I’ve done a lot of reading on funding in the tech industry recently. My wife, toddler twins and I are more than eight months into our one-year, around the world sabbatical, and I’ve had the luxury of time away from the office to be able to read up on the business of running businesses.

During my travels, I’ve also made a real effort to meet entrepreneurs from the tech world in each place that I’ve visited, which has allowed me to compare their experiences with my own understanding of the South African tech space.

Entrepreneurs around the globe are all very similar in their passions and their beliefs in what they are doing. They also share a common bond in the incredible amount of hours that they willing to put into making their business flourish.

There are however, two worrying themes that seem to keep popping up in my conversations with today’s entrepreneur: funding and company vision.

I believe that funding a business should be a last option, while bootstrapping it should be the first. Entrepreneurs can create incredible value in their business if they can build it to a point where they are actively in the market and have earned revenue, regardless of the amount. More than a few entrepreneurs I’ve spoken to focus on how much funding they can get, instead of on building a business with as little as they can and then looking for some sort of expansion funding. Too many entrepreneurs seem to rate the success of a company by how much money can be raised through funding, which is not the way it should be.

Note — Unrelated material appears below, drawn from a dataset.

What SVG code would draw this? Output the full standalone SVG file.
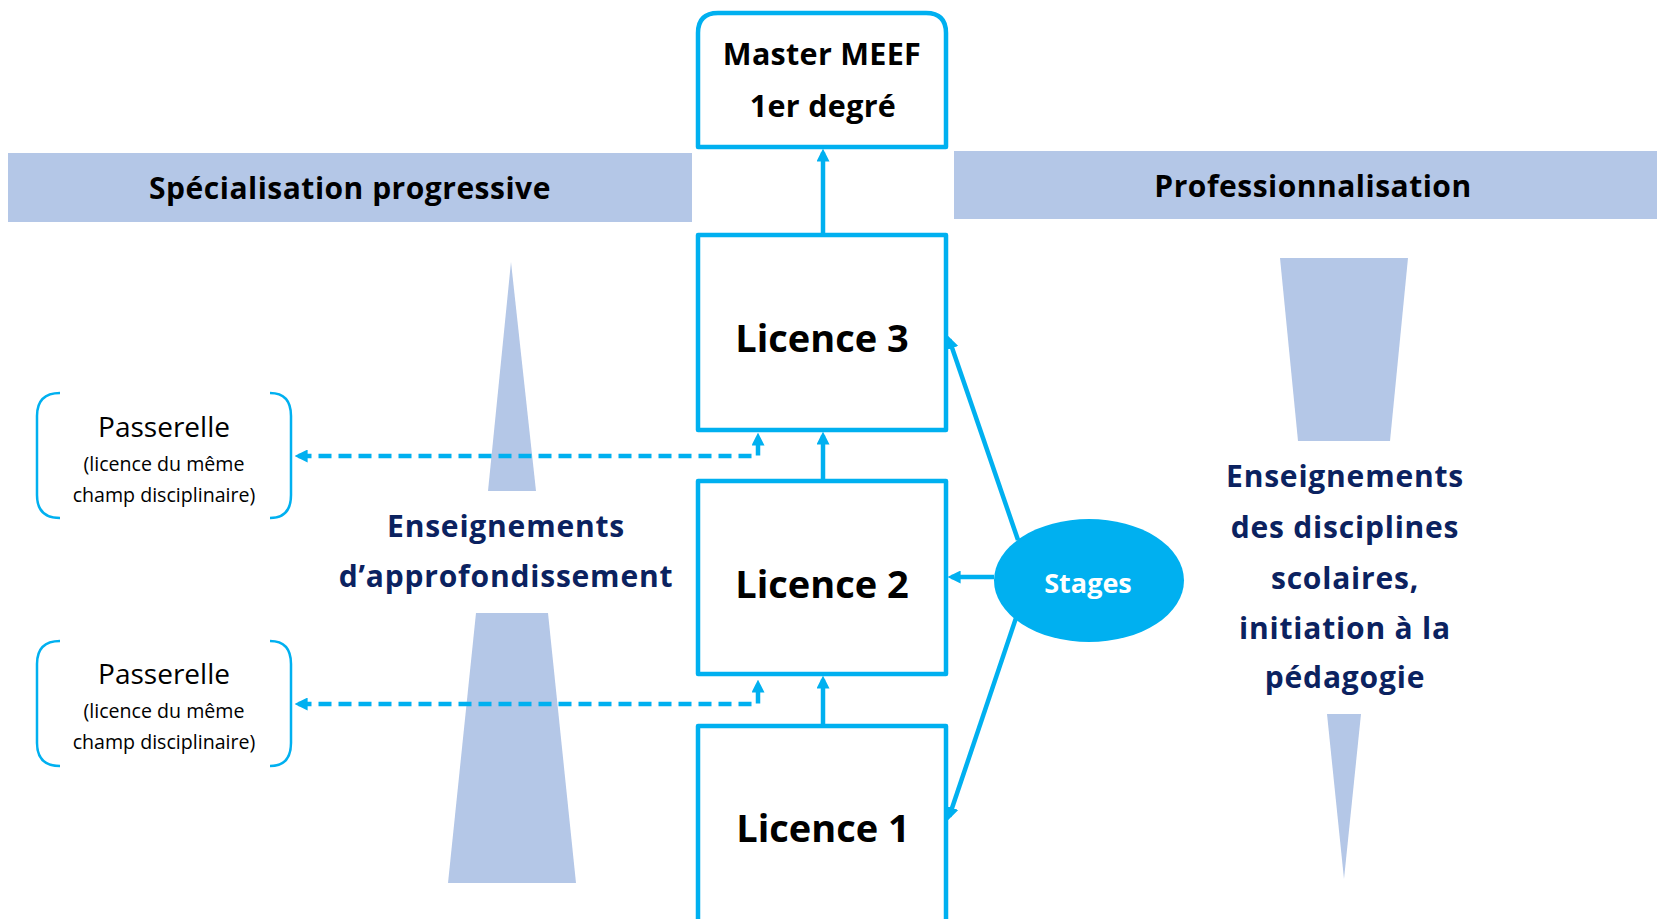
<svg xmlns="http://www.w3.org/2000/svg" width="1657" height="919" viewBox="0 0 1657 919">
<style>
.band{fill:#b4c7e7}
.box{fill:#fff;stroke:#00b0f0;stroke-width:4.5;stroke-linejoin:round}
.hdr{font-family:"Open Sans","Noto Sans",sans-serif;font-weight:700;font-size:30px;letter-spacing:0.5px;fill:#000;text-anchor:middle}
.mst{font-family:"Open Sans","Noto Sans",sans-serif;font-weight:700;font-size:30.5px;letter-spacing:0.3px;fill:#000;text-anchor:middle}
.lic{font-family:"Open Sans","Noto Sans",sans-serif;font-weight:700;font-size:38px;fill:#000;text-anchor:middle}
.nav{font-family:"Open Sans","Noto Sans",sans-serif;font-weight:700;font-size:30px;letter-spacing:0.8px;fill:#0b2260;text-anchor:middle}
.pas{font-family:"Open Sans","Noto Sans",sans-serif;fill:#000;text-anchor:middle}
.brk{fill:none;stroke:#00b0f0;stroke-width:2.5}
.con{fill:none;stroke:#00b0f0;stroke-width:4.5}
.dash{fill:none;stroke:#00b0f0;stroke-width:4.5;stroke-dasharray:13 7}
</style>
<defs>
<marker id="ah" viewBox="0 0 10 10" refX="7" refY="5" markerWidth="13" markerHeight="13" markerUnits="userSpaceOnUse" orient="auto-start-reverse">
<path d="M0,0 L10,5 L0,10 z" fill="#00b0f0"/>
</marker>
</defs>

<g id="bands">
<rect class="band" x="8" y="153" width="684" height="69"/>
<rect class="band" x="954" y="151" width="703" height="68"/>
<polygon class="band" points="511,262 536,491 488,491"/>
<polygon class="band" points="476,613 548,613 576,883 448,883"/>
<polygon class="band" points="1280,258 1408,258 1390,441 1298,441"/>
<polygon class="band" points="1327,714 1361,714 1344,879"/>
</g>

<g id="header-left"><text class="hdr" x="350" y="199">Spécialisation progressive</text></g>
<g id="header-right"><text class="hdr" x="1313" y="197">Professionnalisation</text></g>

<g id="connectors">
<path class="con" d="M823,235 V152.5" marker-end="url(#ah)"/>
<path class="con" d="M823,481 V435.5" marker-end="url(#ah)"/>
<path class="con" d="M823,726 V679.5" marker-end="url(#ah)"/>
<path class="dash" d="M298.5,456 H758 V436.5" marker-start="url(#ah)" marker-end="url(#ah)"/>
<path class="dash" d="M298.5,704 H758 V683.5" marker-start="url(#ah)" marker-end="url(#ah)"/>
<path class="con" d="M1018,540 L949.2,339.5" marker-end="url(#ah)"/>
<path class="con" d="M994,577 H951.5" marker-end="url(#ah)"/>
<path class="con" d="M1016,618 L949.2,816.5" marker-end="url(#ah)"/>
</g>

<g id="master">
<path class="box" d="M698,147 V33 Q698,13 718,13 H926 Q946,13 946,33 V147 Z"/>
<text class="mst" x="822" y="65">Master MEEF</text>
<text class="mst" x="823" y="117">1er degré</text>
</g>

<g id="licence3">
<rect class="box" x="698" y="235" width="248" height="195"/>
<text class="lic" x="822" y="352">Licence 3</text>
</g>
<g id="licence2">
<rect class="box" x="698" y="481" width="248" height="193"/>
<text class="lic" x="822" y="598">Licence 2</text>
</g>
<g id="licence1">
<rect class="box" x="698" y="726" width="248" height="210"/>
<text class="lic" x="823" y="842">Licence 1</text>
</g>

<g id="passerelle1">
<path class="brk" d="M60,393 Q37,393 37,416 V495 Q37,518 60,518"/>
<path class="brk" d="M270,393 Q291,393 291,416 V495 Q291,518 270,518"/>
<text class="pas" x="164" y="437" font-size="28">Passerelle</text>
<text class="pas" x="164" y="471" font-size="19.6">(licence du même</text>
<text class="pas" x="164" y="502" font-size="19.6">champ disciplinaire)</text>
</g>
<g id="passerelle2">
<path class="brk" d="M60,641 Q37,641 37,664 V743 Q37,766 60,766"/>
<path class="brk" d="M270,641 Q291,641 291,664 V743 Q291,766 270,766"/>
<text class="pas" x="164" y="684" font-size="28">Passerelle</text>
<text class="pas" x="164" y="718" font-size="19.6">(licence du même</text>
<text class="pas" x="164" y="749" font-size="19.6">champ disciplinaire)</text>
</g>

<g id="approfondissement">
<text class="nav" x="506" y="537">Enseignements</text>
<text class="nav" x="506" y="587">d’approfondissement</text>
</g>

<g id="disciplines">
<text class="nav" x="1345" y="487">Enseignements</text>
<text class="nav" x="1345" y="538">des disciplines</text>
<text class="nav" x="1345" y="589">scolaires,</text>
<text class="nav" x="1345" y="639">initiation à la</text>
<text class="nav" x="1345" y="688">pédagogie</text>
</g>

<g id="stages">
<ellipse cx="1089" cy="580.5" rx="95" ry="61.5" fill="#00b0f0"/>
<text x="1088" y="593" font-family="Open Sans, Noto Sans, sans-serif" font-weight="700" font-size="27" fill="#fff" text-anchor="middle">Stages</text>
</g>
</svg>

There are plenty of examples of really successful entrepreneurs who have made millions without much funding. A case study on who approached funding and expansion the right way would be Adii Pienaar, who bootstrapped his business to great success, or even South Africa’s favourite son, Mark Shuttleworth, who has done the same on numerous occasions.

I’m not saying don’t get funding. I’m saying that it shouldn’t be your main focus when starting a business, as it takes away from what should be your 100 per cent commitment to making your business successful regardless of whom you have financially behind you.

Another aspect that entrepreneurs I have spoken to often bring up is their exit strategy. It’s great to exit a company you’ve built and finally get your just rewards, but great entrepreneurs focus on changing the world in some sort of way. Success, recognition, exits, money; these will all come after that.

Entrepreneurs need to maintain a company vision that builds on a sustainable business that invoices more than it spends. There are, of course, businesses that are built specifically for the exit. South African entrepreneur Daniel Guasco did this with Twangoo and selling to Groupon, but it’s important to realise that constructed exits like these are very few and far between, and should not form part of your overall company vision.

I’m sure many other successful entrepreneurs have their own recipes for success, but mine is based first and foremost on building a sustainable, growing business. Everything else will follow.

I’m always willing to hear from up and coming entrepreneurs with great ideas, so feel free to drop me an email.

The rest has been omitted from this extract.